As is known, post-treating an amorphous HfO2 film at approximately 400° C. crystallizes the film and stabilizes its monoclinic phase. Further, the relative dielectric constant of an HfO2 film depends on its crystalline structure; namely, the relative dielectric constant of the monoclinic phase is 16-18, that of the cubic phase is 29, and that of the tetragonal phase is 70 (see Physical Review, vol. B65, 2002, page 233106 (Nonpatent Document 1)). That is, the relative dielectric constant of an HfO2 film decreases from 20-25 to 16-18 when the film crystallizes from its amorphous phase to monoclinic phase. A phase diagram indicates that: the low-temperature stable phase of HfO2 is the monoclinic phase; and HfO2 undergoes the phase transition from the monoclinic phase to the tetragonal phase at 1750° C., and the phase transition from the tetragonal phase to the cubic phase at 2700° C. (see Journal of American Ceramic Society, vol. 58, 1975, page 285 (Nonpatent Document 2)). That is, HfO2 occurs only as a monoclinic phase at present semiconductor process temperatures; it cannot exist as a cubic or tetragonal phase in a thermal equilibrium state at these temperatures.

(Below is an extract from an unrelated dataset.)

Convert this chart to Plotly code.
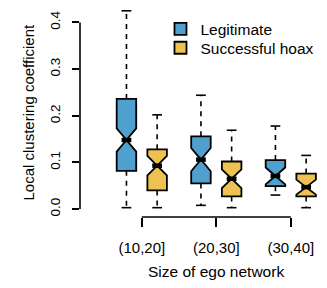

It was recently reported that heat-treating HfO2 doped with 4 or more at. % Y2O3 at approximately 600° C. stabilizes the cubic phase and thereby increases the relative dielectric constant to approximately 27 (see Applied Physics Letters, vol. 86, 2005, page 102906 (Nonpatent Document 3)). This research was undertaken to use a Y2O3-doped HfO2 film as a gate insulating film. It is already known that doping ZrO2 with Y2O3 stabilizes the cubic phase at low temperature. Therefore, it is thought that the same mechanism caused the stabilization of the HfO2 low-temperature stable phase (i.e., the cubic phase).